TASK STATEMENT:
Write out the entire listing below exactly, with the pictures left out.

LISTED RECORDS:
################
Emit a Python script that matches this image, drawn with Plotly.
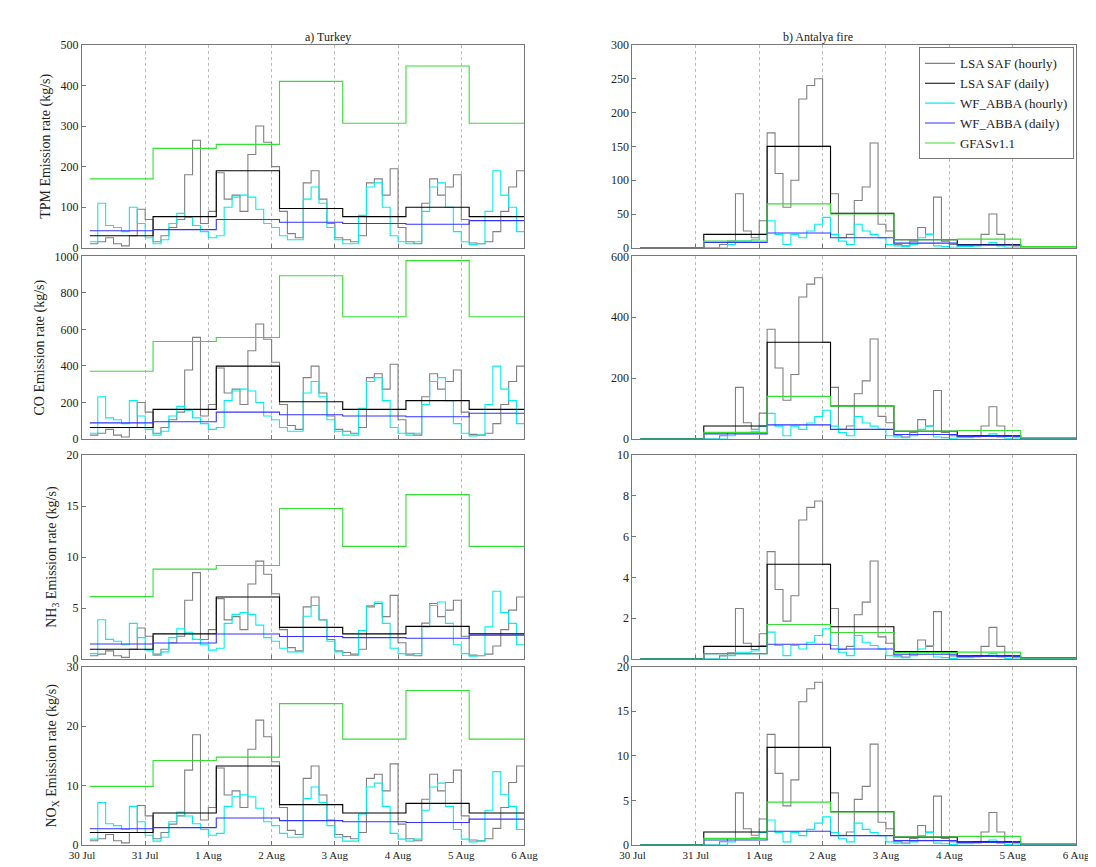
import numpy as np
import plotly.graph_objects as go

# time in days since 30 Jul 00:00; data start ~03 UTC offset
t0 = 0.125
tick_labels = ["30 Jul", "31 Jul", "1 Aug", "2 Aug", "3 Aug", "4 Aug", "5 Aug", "6 Aug"]

# ---- Turkey, TPM (kg/s) ----
tur_lsa_hourly = [10, 15, 25, 10, 5, 30, 95, 70,
                  15, 30, 50, 70, 180, 265, 60, 90,
                  185, 120, 130, 90, 230, 300, 260, 200,
                  90, 35, 25, 160, 190, 120, 60, 25,
                  20, 15, 30, 160, 170, 130, 195, 50,
                  15, 10, 110, 170, 130, 150, 180, 70,
                  12, 10, 15, 40, 90, 150, 190, 110]
tur_wf_hourly = [15, 110, 55, 50, 40, 100, 60, 25,
                 10, 20, 60, 85, 75, 55, 40, 25,
                 30, 100, 125, 130, 125, 95, 60, 50,
                 30, 20, 20, 120, 150, 110, 50, 20,
                 10, 10, 80, 150, 160, 100, 30, 15,
                 10, 15, 90, 150, 160, 100, 40, 15,
                 8, 10, 90, 190, 130, 100, 40, 15]
tur_lsa_daily = [30, 77, 190, 97, 77, 100, 77]
tur_wf_daily = [42, 45, 70, 63, 60, 58, 67]
tur_gfas = [170, 245, 255, 410, 307, 448, 307]

# ---- Antalya fire, TPM (kg/s) ----
ant_lsa_hourly = [0, 0, 0, 0, 0, 0, 0, 0,
                  0, 0, 5, 10, 80, 25, 15, 40,
                  170, 110, 60, 100, 220, 240, 250, 150,
                  80, 15, 20, 70, 90, 155, 35, 25,
                  5, 3, 10, 30, 20, 75, 10, 5,
                  3, 3, 5, 20, 50, 20, 5, 3,
                  0, 0, 0, 0, 0, 0, 0, 0]
ant_wf_hourly = [0, 0, 0, 0, 0, 0, 0, 0,
                 0, 0, 0, 5, 10, 10, 12, 20,
                 40, 20, 5, 20, 15, 25, 35, 45,
                 20, 10, 5, 35, 25, 20, 15, 5,
                 3, 2, 5, 15, 20, 3, 2, 1,
                 2, 2, 3, 5, 8, 3, 1, 0,
                 0, 0, 0, 0, 0, 0, 0, 0]
ant_lsa_daily = [0, 20, 150, 51, 12, 5, 2]
ant_wf_daily = [0, 8, 22, 15, 7, 4, 2]
ant_gfas = [0, 10, 65, 50, 12, 13, 2]

# species factors relative to TPM: [LSA SAF, WF_ABBA, GFAS]
tur_factors = {"TPM": [1, 1, 1], "CO": [2.1, 2.1, 2.18],
               "NH3": [0.032, 0.035, 0.036], "NOx": [0.07, 0.065, 0.058]}
ant_factors = {"TPM": [1, 1, 1], "CO": [2.12, 2.1, 2.15],
               "NH3": [0.031, 0.033, 0.026], "NOx": [0.073, 0.07, 0.074]}

species = ["TPM", "CO", "NH3", "NOx"]
ytitles = ["TPM Emission rate (kg/s)", "CO Emission rate (kg/s)",
           "NH<sub>3</sub> Emission rate (kg/s)", "NO<sub>X</sub> Emission rate (kg/s)"]
tur_ranges = [(500, 100), (1000, 200), (20, 5), (30, 10)]
ant_ranges = [(300, 50), (600, 200), (10, 2), (20, 5)]

x_hourly = [t0 + i / 8 for i in range(56)] + [t0 + 7]
x_daily = [t0 + i for i in range(7)] + [7]

def ext(v):
    return list(v) + [v[-1]]

colors = {"lsa_h": "#808080", "lsa_d": "#000000", "wf_h": "#00f0f0",
          "wf_d": "#3333ff", "gfas": "#33e033"}
names = {"lsa_h": "LSA SAF (hourly)", "lsa_d": "LSA SAF (daily)", "wf_h": "WF_ABBA (hourly)",
         "wf_d": "WF_ABBA (daily)", "gfas": "GFASv1.1"}

fig = go.Figure()
xdom = [(0.057, 0.471), (0.572, 0.987)]
ydom = [(0.727, 0.965), (0.503, 0.717), (0.245, 0.484), (0.027, 0.236)]

panels = [(tur_lsa_hourly, tur_lsa_daily, tur_wf_hourly, tur_wf_daily, tur_gfas, tur_factors, tur_ranges),
          (ant_lsa_hourly, ant_lsa_daily, ant_wf_hourly, ant_wf_daily, ant_gfas, ant_factors, ant_ranges)]

n = 0
for c, (lh, ld, wh, wd, gf, fac, rng) in enumerate(panels):
    for r, sp in enumerate(species):
        n += 1
        xa = "x" if n == 1 else f"x{n}"
        ya = "y" if n == 1 else f"y{n}"
        f = fac[sp]
        series = [("lsa_h", x_hourly, [v * f[0] for v in lh]),
                  ("wf_h", x_hourly, [v * f[1] for v in wh]),
                  ("lsa_d", x_daily, [v * f[0] for v in ld]),
                  ("wf_d", x_daily, [v * f[1] for v in wd]),
                  ("gfas", x_daily, [v * f[2] for v in gf])]
        for key, xs, ys in series:
            fig.add_trace(go.Scatter(
                x=xs, y=ext(ys), mode="lines", line=dict(color=colors[key], width=1.1, shape="hv"),
                name=names[key], legendrank=list(names).index(key),
                showlegend=(n == 5), xaxis=xa, yaxis=ya))
        ymax, dt = rng[r]
        fig.layout[f"xaxis{'' if n == 1 else n}"] = dict(
            domain=xdom[c], anchor=ya, range=[0, 7], tickvals=list(range(8)),
            ticktext=tick_labels if r == 3 else [""] * 8,
            showgrid=True, gridcolor="#bbbbbb", griddash="dot", gridwidth=1,
            showline=True, linecolor="#777777", mirror=True, ticks="inside", ticklen=4,
            tickcolor="#777777", zeroline=False, tickfont=dict(size=11))
        fig.layout[f"yaxis{'' if n == 1 else n}"] = dict(
            domain=ydom[r], anchor=xa, range=[0, ymax], tickvals=list(np.arange(0, ymax + dt / 2, dt)),
            showgrid=False, showline=True, linecolor="#777777", mirror=True, ticks="inside",
            ticklen=4, tickcolor="#777777", zeroline=False,
            title=dict(text=ytitles[r] if c == 0 else "", standoff=6))

fig.add_annotation(text="a) Turkey", x=0.264, y=0.985, xref="paper", yref="paper", showarrow=False,
                   font=dict(size=12))
fig.add_annotation(text="b) Antalya fire", x=0.78, y=0.985, xref="paper", yref="paper", showarrow=False,
                   font=dict(size=12))

fig.update_layout(
    width=1096, height=867, margin=dict(l=0, r=0, t=0, b=0),
    plot_bgcolor="white", paper_bgcolor="white",
    font=dict(family="Liberation Serif", size=12, color="#222222"),
    legend=dict(x=0.985, y=0.962, xanchor="right", yanchor="top", bgcolor="white",
                bordercolor="#777777", borderwidth=1, font=dict(size=13), tracegroupgap=0),
)

fig.write_html("out.html")
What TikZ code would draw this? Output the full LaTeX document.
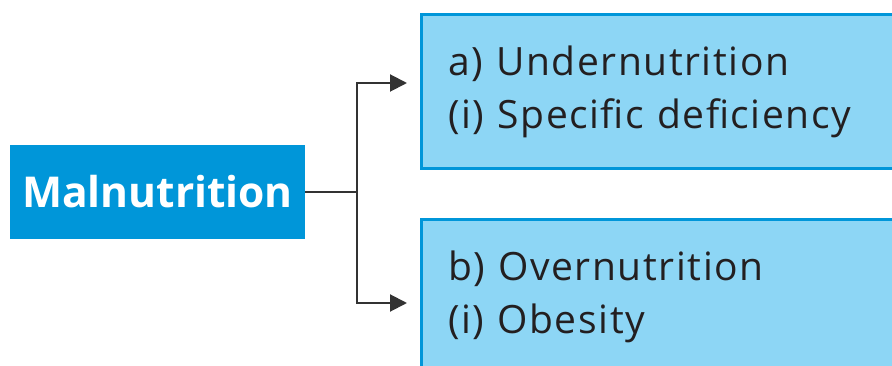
################
SOLVED EXERCISE:
Emit a Python script that matches this image, drawn with Plotly.
import numpy as np
import plotly.graph_objects as go

# time in days since 30 Jul 00:00; data start ~03 UTC offset
t0 = 0.125
tick_labels = ["30 Jul", "31 Jul", "1 Aug", "2 Aug", "3 Aug", "4 Aug", "5 Aug", "6 Aug"]

# ---- Turkey, TPM (kg/s) ----
tur_lsa_hourly = [10, 15, 25, 10, 5, 30, 95, 70,
                  15, 30, 50, 70, 180, 265, 60, 90,
                  185, 120, 130, 90, 230, 300, 260, 200,
                  90, 35, 25, 160, 190, 120, 60, 25,
                  20, 15, 30, 160, 170, 130, 195, 50,
                  15, 10, 110, 170, 130, 150, 180, 70,
                  12, 10, 15, 40, 90, 150, 190, 110]
tur_wf_hourly = [15, 110, 55, 50, 40, 100, 60, 25,
                 10, 20, 60, 85, 75, 55, 40, 25,
                 30, 100, 125, 130, 125, 95, 60, 50,
                 30, 20, 20, 120, 150, 110, 50, 20,
                 10, 10, 80, 150, 160, 100, 30, 15,
                 10, 15, 90, 150, 160, 100, 40, 15,
                 8, 10, 90, 190, 130, 100, 40, 15]
tur_lsa_daily = [30, 77, 190, 97, 77, 100, 77]
tur_wf_daily = [42, 45, 70, 63, 60, 58, 67]
tur_gfas = [170, 245, 255, 410, 307, 448, 307]

# ---- Antalya fire, TPM (kg/s) ----
ant_lsa_hourly = [0, 0, 0, 0, 0, 0, 0, 0,
                  0, 0, 5, 10, 80, 25, 15, 40,
                  170, 110, 60, 100, 220, 240, 250, 150,
                  80, 15, 20, 70, 90, 155, 35, 25,
                  5, 3, 10, 30, 20, 75, 10, 5,
                  3, 3, 5, 20, 50, 20, 5, 3,
                  0, 0, 0, 0, 0, 0, 0, 0]
ant_wf_hourly = [0, 0, 0, 0, 0, 0, 0, 0,
                 0, 0, 0, 5, 10, 10, 12, 20,
                 40, 20, 5, 20, 15, 25, 35, 45,
                 20, 10, 5, 35, 25, 20, 15, 5,
                 3, 2, 5, 15, 20, 3, 2, 1,
                 2, 2, 3, 5, 8, 3, 1, 0,
                 0, 0, 0, 0, 0, 0, 0, 0]
ant_lsa_daily = [0, 20, 150, 51, 12, 5, 2]
ant_wf_daily = [0, 8, 22, 15, 7, 4, 2]
ant_gfas = [0, 10, 65, 50, 12, 13, 2]

# species factors relative to TPM: [LSA SAF, WF_ABBA, GFAS]
tur_factors = {"TPM": [1, 1, 1], "CO": [2.1, 2.1, 2.18],
               "NH3": [0.032, 0.035, 0.036], "NOx": [0.07, 0.065, 0.058]}
ant_factors = {"TPM": [1, 1, 1], "CO": [2.12, 2.1, 2.15],
               "NH3": [0.031, 0.033, 0.026], "NOx": [0.073, 0.07, 0.074]}

species = ["TPM", "CO", "NH3", "NOx"]
ytitles = ["TPM Emission rate (kg/s)", "CO Emission rate (kg/s)",
           "NH<sub>3</sub> Emission rate (kg/s)", "NO<sub>X</sub> Emission rate (kg/s)"]
tur_ranges = [(500, 100), (1000, 200), (20, 5), (30, 10)]
ant_ranges = [(300, 50), (600, 200), (10, 2), (20, 5)]

x_hourly = [t0 + i / 8 for i in range(56)] + [t0 + 7]
x_daily = [t0 + i for i in range(7)] + [7]

def ext(v):
    return list(v) + [v[-1]]

colors = {"lsa_h": "#808080", "lsa_d": "#000000", "wf_h": "#00f0f0",
          "wf_d": "#3333ff", "gfas": "#33e033"}
names = {"lsa_h": "LSA SAF (hourly)", "lsa_d": "LSA SAF (daily)", "wf_h": "WF_ABBA (hourly)",
         "wf_d": "WF_ABBA (daily)", "gfas": "GFASv1.1"}

fig = go.Figure()
xdom = [(0.057, 0.471), (0.572, 0.987)]
ydom = [(0.727, 0.965), (0.503, 0.717), (0.245, 0.484), (0.027, 0.236)]

panels = [(tur_lsa_hourly, tur_lsa_daily, tur_wf_hourly, tur_wf_daily, tur_gfas, tur_factors, tur_ranges),
          (ant_lsa_hourly, ant_lsa_daily, ant_wf_hourly, ant_wf_daily, ant_gfas, ant_factors, ant_ranges)]

n = 0
for c, (lh, ld, wh, wd, gf, fac, rng) in enumerate(panels):
    for r, sp in enumerate(species):
        n += 1
        xa = "x" if n == 1 else f"x{n}"
        ya = "y" if n == 1 else f"y{n}"
        f = fac[sp]
        series = [("lsa_h", x_hourly, [v * f[0] for v in lh]),
                  ("wf_h", x_hourly, [v * f[1] for v in wh]),
                  ("lsa_d", x_daily, [v * f[0] for v in ld]),
                  ("wf_d", x_daily, [v * f[1] for v in wd]),
                  ("gfas", x_daily, [v * f[2] for v in gf])]
        for key, xs, ys in series:
            fig.add_trace(go.Scatter(
                x=xs, y=ext(ys), mode="lines", line=dict(color=colors[key], width=1.1, shape="hv"),
                name=names[key], legendrank=list(names).index(key),
                showlegend=(n == 5), xaxis=xa, yaxis=ya))
        ymax, dt = rng[r]
        fig.layout[f"xaxis{'' if n == 1 else n}"] = dict(
            domain=xdom[c], anchor=ya, range=[0, 7], tickvals=list(range(8)),
            ticktext=tick_labels if r == 3 else [""] * 8,
            showgrid=True, gridcolor="#bbbbbb", griddash="dot", gridwidth=1,
            showline=True, linecolor="#777777", mirror=True, ticks="inside", ticklen=4,
            tickcolor="#777777", zeroline=False, tickfont=dict(size=11))
        fig.layout[f"yaxis{'' if n == 1 else n}"] = dict(
            domain=ydom[r], anchor=xa, range=[0, ymax], tickvals=list(np.arange(0, ymax + dt / 2, dt)),
            showgrid=False, showline=True, linecolor="#777777", mirror=True, ticks="inside",
            ticklen=4, tickcolor="#777777", zeroline=False,
            title=dict(text=ytitles[r] if c == 0 else "", standoff=6))

fig.add_annotation(text="a) Turkey", x=0.264, y=0.985, xref="paper", yref="paper", showarrow=False,
                   font=dict(size=12))
fig.add_annotation(text="b) Antalya fire", x=0.78, y=0.985, xref="paper", yref="paper", showarrow=False,
                   font=dict(size=12))

fig.update_layout(
    width=1096, height=867, margin=dict(l=0, r=0, t=0, b=0),
    plot_bgcolor="white", paper_bgcolor="white",
    font=dict(family="Liberation Serif", size=12, color="#222222"),
    legend=dict(x=0.985, y=0.962, xanchor="right", yanchor="top", bgcolor="white",
                bordercolor="#777777", borderwidth=1, font=dict(size=13), tracegroupgap=0),
)

fig.write_html("out.html")
What TikZ code would draw this? Output the full LaTeX document.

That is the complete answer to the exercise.